Although OIP agreed that the student-athletes’
privacy interests protected the identity of the student-athletes,
in this case, because the request specifically did not seek disclosure
of the names of the student-athletes, the question was whether
the requested information would allow the public to reasonably
determine the identity of a student-athlete who had tested positive
for a banned substance.
With respect to the number of positive tests, OIP
decided that the number of positive test results, alone, provided
insufficient information from which somebody could reasonably
identify individual student-athletes who tested positive.

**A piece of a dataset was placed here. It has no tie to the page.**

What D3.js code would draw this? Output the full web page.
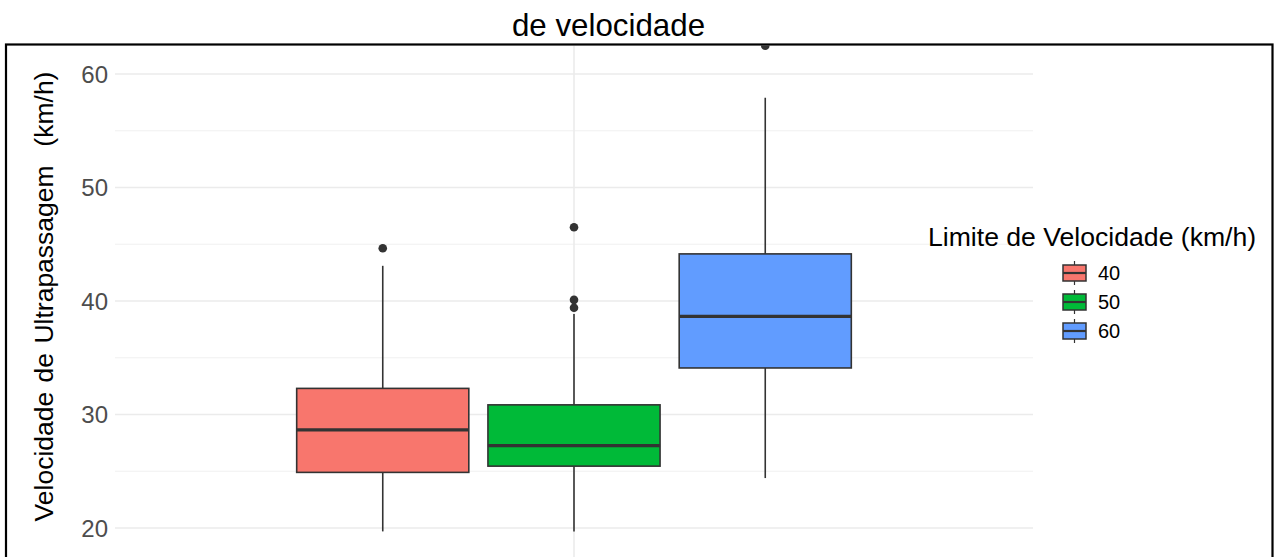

OIP
therefore concluded that the UIPA did not support the Athletic
Department’s denial of that information and directed that
the Athletic Department disclose the total number of positive
test results.
The breakdown of the specific sanctions imposed
against the student-athletes who tested positive, however, in
OIP’s opinion, could reasonably allow the public to identify
the student-athletes. OIP reasoned that, based upon the Athletic
Department’s representation that very few student-athletes
received the same sanction as those who tested positive for a
banned substance, all of the student-athletes receiving that sanction
would be stigmatized, a clearly unwarranted invasion of the student-athletes’
privacy interests. OIP determined that the Athletic Department
was allowed to withhold the breakdown of actions taken against
the student-athletes as a result of a positive test.